One of the things that I've heard over and over from some quarters of the trans community about today's worldwide celebration of the Transgender Day of Remembrance is that it's 'too somber' or 'depressing'.
Um, hello! It's a memorial to the people we've lost to anti-transgender violence. It's not supposed to be a happy-happy joy-joy event.
TDOR is designed to point out to the media the cost of anti-trans violence.
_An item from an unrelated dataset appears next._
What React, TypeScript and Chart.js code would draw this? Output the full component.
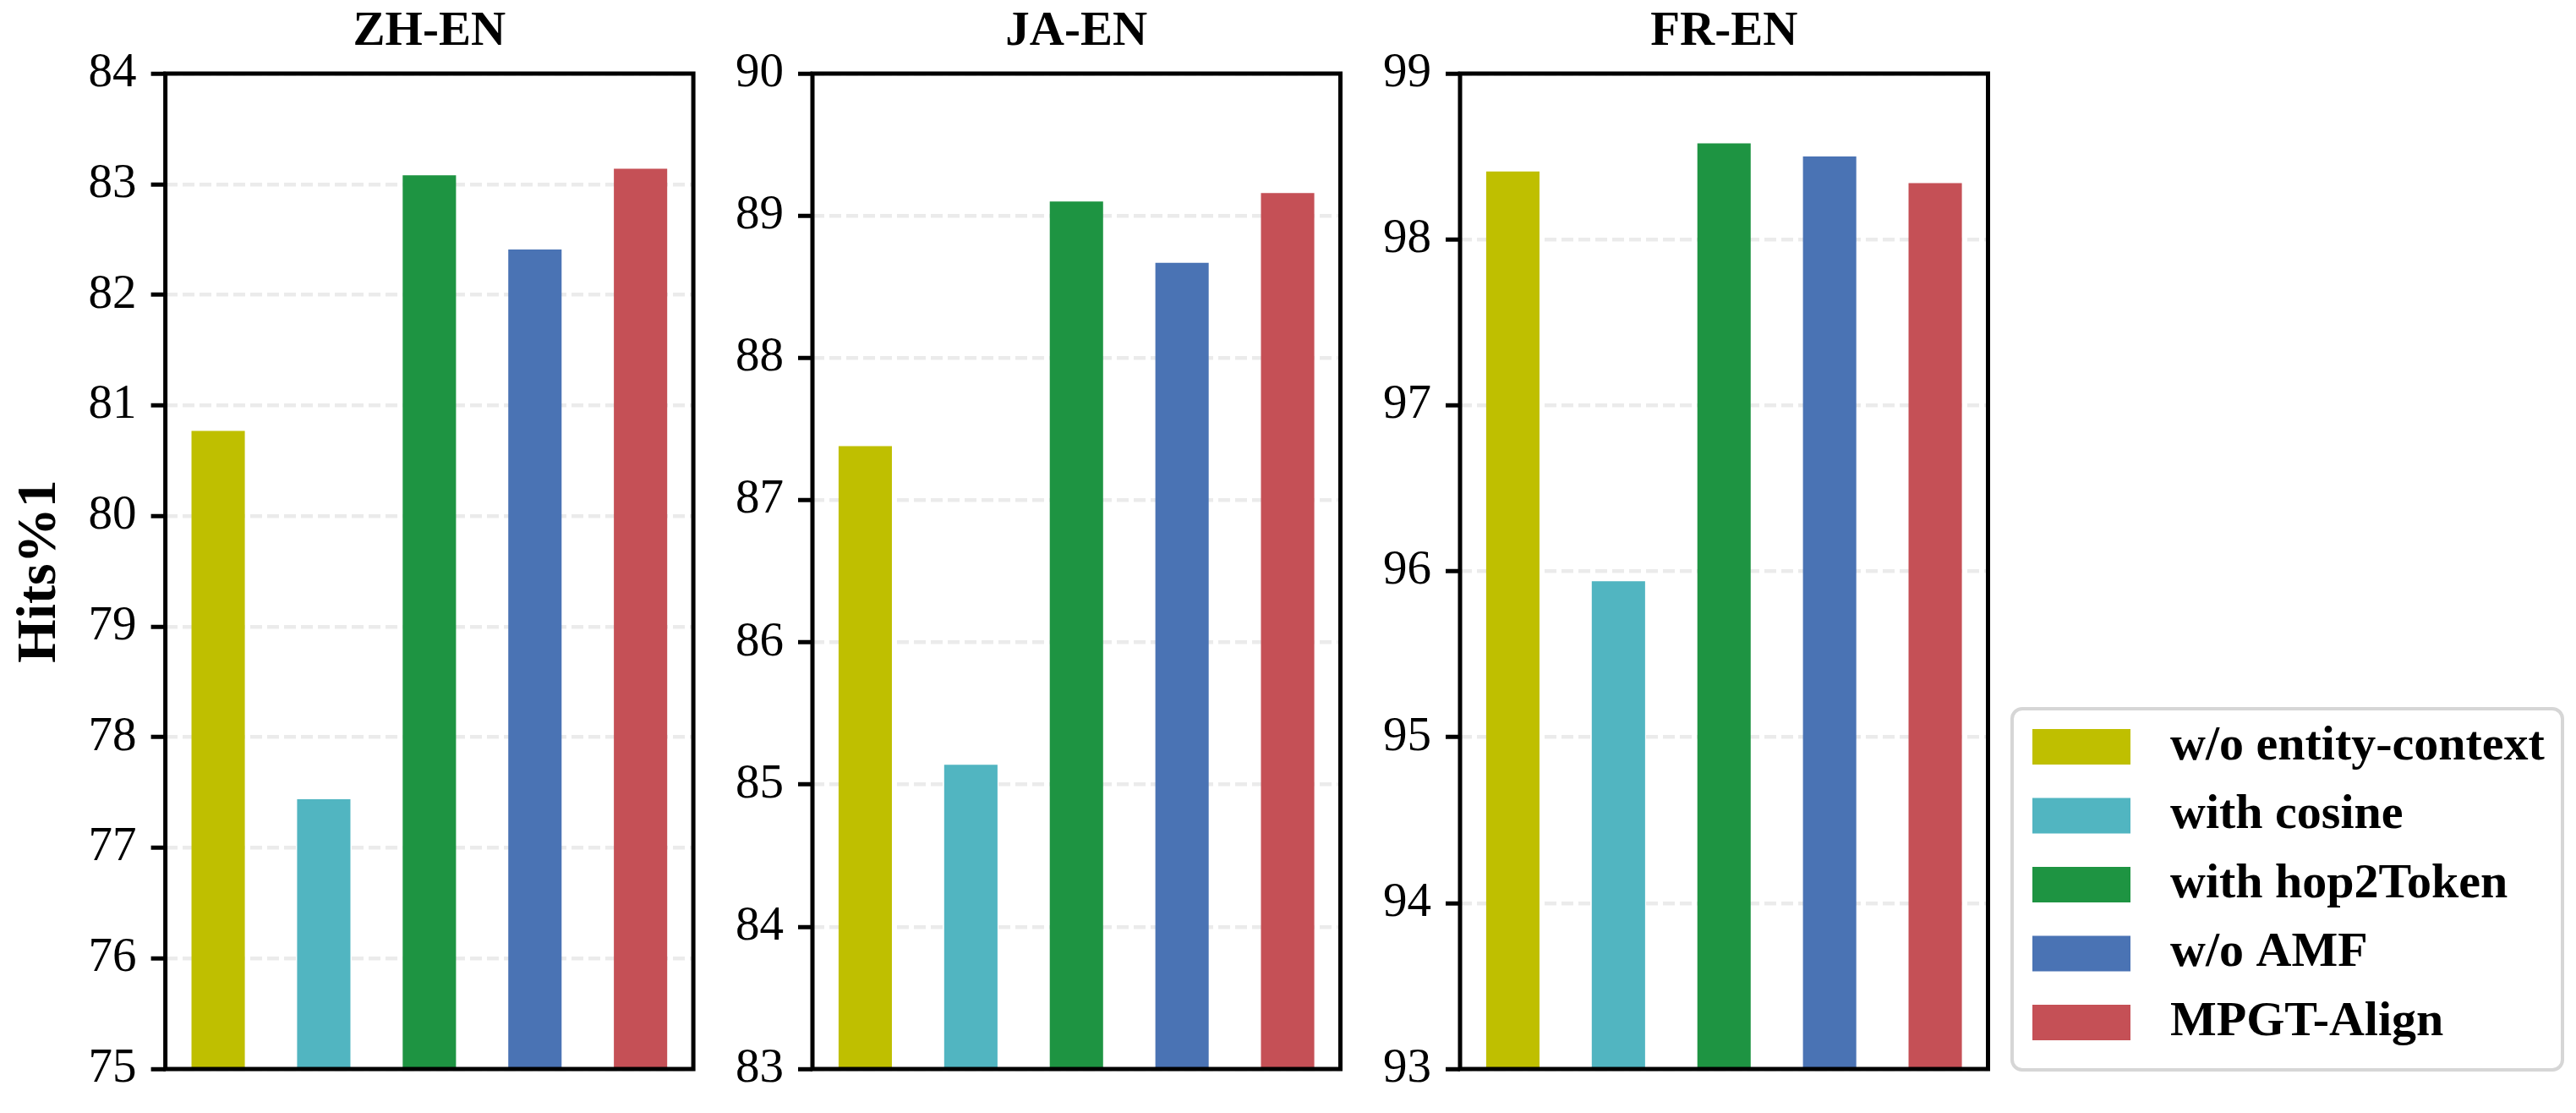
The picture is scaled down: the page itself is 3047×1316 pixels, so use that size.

It's an opportunity for our allies to do intersectional work with our community and support us on one of our issues.
And when I lost my friend Nakhia to violence while living in Louisville back in 2008, it became a way to show the family and friends of the departed transperson how much we love and respect that individual and provide some closure for all who knew the person.
It is not an opportunity for GLAAD, HRC or other gay and lesbian orgs to fundraise in our community for their coffers, or for college students or people to have an excuse to party. You want a party, then do so on the International Day of Trans Visibility or pick another day on the calendar such as TDOR founder Gwen Smith suggested, the August anniversary date of the 1966 Compton's Cafeteria riots..
TDOR exists as a day for us to memorialize the people that we've lost and get people to focus on the fact we are taking the brunt of violence aimed at the TBLG community. As a transperson of African descent, I damned sure want to keep it in the forefront of people's minds that 70% of the people we memorialize every year are transpeople of color.
There are 364 other days on the calendar (365 in a leap year) for partying. This isn't one of them.